The Price Of Passion

Greek holiday and a Fontwell runner - or let's call that a 'walker'...

Is he making up ground ...?

Is he making up ground …?

Oh, the price of passion. If only I could be more blasé about having a winner, maybe the losers would not hurt so much. And then, perhaps, our family holidays could stop being discombobulated. Because it is sod’s law that every time we go away to some remote island, one of our horses runs, writes Charlie Brooks.

For 14 long months, we have been nurturing a beautiful gelding by King’s Theatre. He had a few colds, so we wrapped him up warm and left him in bed. Then he got a sore shin, so we gave him a rub. We loved him so much, we called him Tinkers Hill Tommy. Then he chooses to run while we are abroad.
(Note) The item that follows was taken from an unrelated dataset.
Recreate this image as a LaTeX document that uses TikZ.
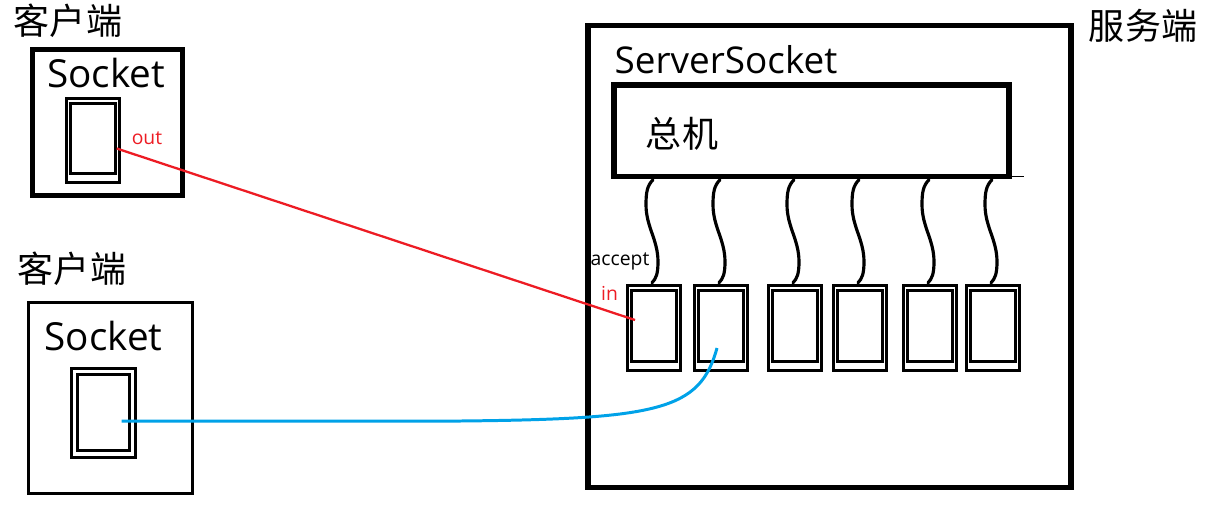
\documentclass[tikz,border=0pt]{standalone}
\usepackage{fontspec}
\setmainfont{Open Sans}
\newfontfamily\cjk{Noto Sans CJK SC}
\usepackage{tikz}
\usetikzlibrary{positioning, calc}

\definecolor{paintred}{RGB}{237,28,36}
\definecolor{paintblue}{RGB}{0,162,232}

\begin{document}
\begin{tikzpicture}[x=0.02cm, y=-0.02cm,
    box/.style={draw, inner sep=0pt, outer sep=0pt},
    sock/.style={box, line width=1.5pt, minimum width=1.07cm, minimum height=1.69cm},
    wire/.style={line width=1.8pt, line cap=round},
    big/.style={font=\fontsize{22}{26}\selectfont},
    han/.style={font=\cjk\fontsize{20.5}{24}\selectfont},
    small/.style={font=\fontsize{11}{13}\selectfont}]
    \useasboundingbox (0,0) rectangle (1224,515);

    % client 1
    \node[han] (client1) at (68,21) {客户端};
    \node[box, line width=2.8pt, minimum width=3cm, minimum height=2.92cm] (cbox1) at (107.5,122.5) {};
    \node[big] (csock1label) at (106,73) {Socket};
    \node[sock] (csock1) at (93,140.5) {};
    \draw[line width=1.5pt] ($(csock1.north west)+(4,5)$) rectangle ($(csock1.south east)+(-4,-9)$);
    \node[small, text=paintred] (out) at (147,138) {out};

    % client 2
    \node[han] (client2) at (72,269) {客户端};
    \node[box, line width=1.9pt, minimum width=3.27cm, minimum height=3.81cm] (cbox2) at (110.5,398) {};
    \node[big] (csock2label) at (103.5,336) {Socket};
    \node[sock, minimum width=1.29cm, minimum height=1.79cm] (csock2) at (103.5,413) {};
    \draw[line width=1.5pt] ($(csock2.north west)+(6,6)$) rectangle ($(csock2.south east)+(-6,-7)$);

    % server
    \node[han] (server) at (1143,26) {服务端};
    \node[box, line width=3pt, minimum width=9.66cm, minimum height=9.24cm] (sbox) at (829.5,256.5) {};
    \node[font=\fontsize{21}{25}\selectfont] (ssock) at (726,60) {ServerSocket};
    \node[box, line width=3pt, minimum width=7.9cm, minimum height=1.83cm] (host) at (811.5,130.75) {};
    \node[han] (hostlabel) at (682,134) {总机};
    \draw[line width=0.6pt] (host.south east) -- ++(15,0);

    % sockets made by accept
    \foreach \i/\x in {1/654,2/721,3/795,4/860,5/930,6/993} {
        \node[sock] (s\i) at (\x,328) {};
        \draw[line width=1.5pt] ($(s\i.north west)+(4,5)$) rectangle ($(s\i.south east)+(-4,-9)$);
        \draw[wire] ($(s\i.north)+(-1,-106)$) .. controls +(-6,6) and +(0,-12) .. ($(s\i.north)+(-8,-81)$)
                    .. controls +(0,22) and +(0,-22) .. ($(s\i.north)+(4,-24)$)
                    .. controls +(0,12) and +(4,-4) .. ($(s\i.north)+(-2,-3)$);
    }
    \node[small] (accept) at (620,261) {accept};
    \node[small, text=paintred] (in) at (609.5,293) {in};

    % connections
    \draw[paintred, line width=1.3pt] ($(csock1.east)+(-3,8)$) -- ($(s1.center)+(-19,-8)$);
    \draw[paintblue, line width=1.7pt] ($(csock2.center)+(18,8)$) -- (460,421)
        .. controls (660,419) and (700,410) .. ($(s2.center)+(-4,20)$);
\end{tikzpicture}
\end{document}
He has always been a bit on the fat side, but that certainly did not stop Australian spinner Shane Warne in his heyday. And, boy, can this horse walk. Good horses always walk well. And his trainer, Tom Lacey, had mentioned promising workouts, pigeons caught on the gallops and corners turned. All music to our ears.

I was off my food on Wednesday and Thursday with nerves and expectation. What if he wins by 20 lengths? What if he runs like a hairy goat?

Tommy’s debut at Fontwell Park last Friday coincided with my attempt to inject funds into the Greek economy. The Germans, Adonis the barman assured me, do not drink anything like enough to bail them out. So, my efforts were most welcome.

I tried to persuade Adonis to walk to the top of the hill with me to watch Tommy’s race. It was the only spot on the island I could find with iPhone service. But attached as Adonis had become to Tommy, his days of active exercise involving anything more extensive than his right arm are long behind him.

It was a hell of a long way up that hill, in the searing heat, armed solely with an increasingly warm bottle of beer and propelled by the collective good wishes of the bar crowd and their bank managers – if they still have any. I suspect Adonis and the gang may have invested via their cousins in Athens.

My chances of watching the race hung on the whim and the prayer of my mate Pip Pop being able to borrow an iPhone in London and then Face Timing me from a betting shop with his phone secretively filming the race. He did not let me down.

I did point out that the quality of the picture from Fontwell Park left something to be desired. Pip Pop grunted a few words that sounded like ‘spoilt and ungrateful’ but I cannot be sure as they were drowned out by the commentator informing us that the starter was calling them in. I was a bundle of nerves.

Our colours are a camouflage of pink and manure. We need to change them. The jockey, Richard Johnson, seemed to be in a good position halfway down the back straight. And then the screen froze. When life breathed itself back into my phone, the winner was crossing the line. And it was not Tommy. He was nowhere to be seen. Unfortunately, on the evidence of his debut, it now transpires that Tommy can walk faster than he can gallop.

It was an even longer walk back down the hill. But news reached me that Johnson was very complimentary about Tommy after he finished a distant sixth of seven. Apparently, his penny has not dropped yet and we can expect a lot of improvement next time. It also sounds like he was blowing harder after the race than Adonis does when he is changing the beer pumps. So, all is not lost.

I was not the only person who got a kick in the teeth at Fontwell. Sheikh Mohammed’s right-hand man, John Ferguson, saw his odds-on favourite Amirr get turned over in our race. He must have felt even worse than I did. I would imagine he was walking around Deauville looking as sick as a parrot. But no doubt he will pick himself up and be back in the winner’s enclosure with the Godolphin horses on the Knavesmire this week.

This is not a game for the faint hearted.

I also have good news. We bought three more nags in Ireland last week. Magnificent looking individuals by top-class jumping sires – Milan, Flemensfirth and Midnight Legend. Out of cracking good mares. And boy, can they walk. The only way is up.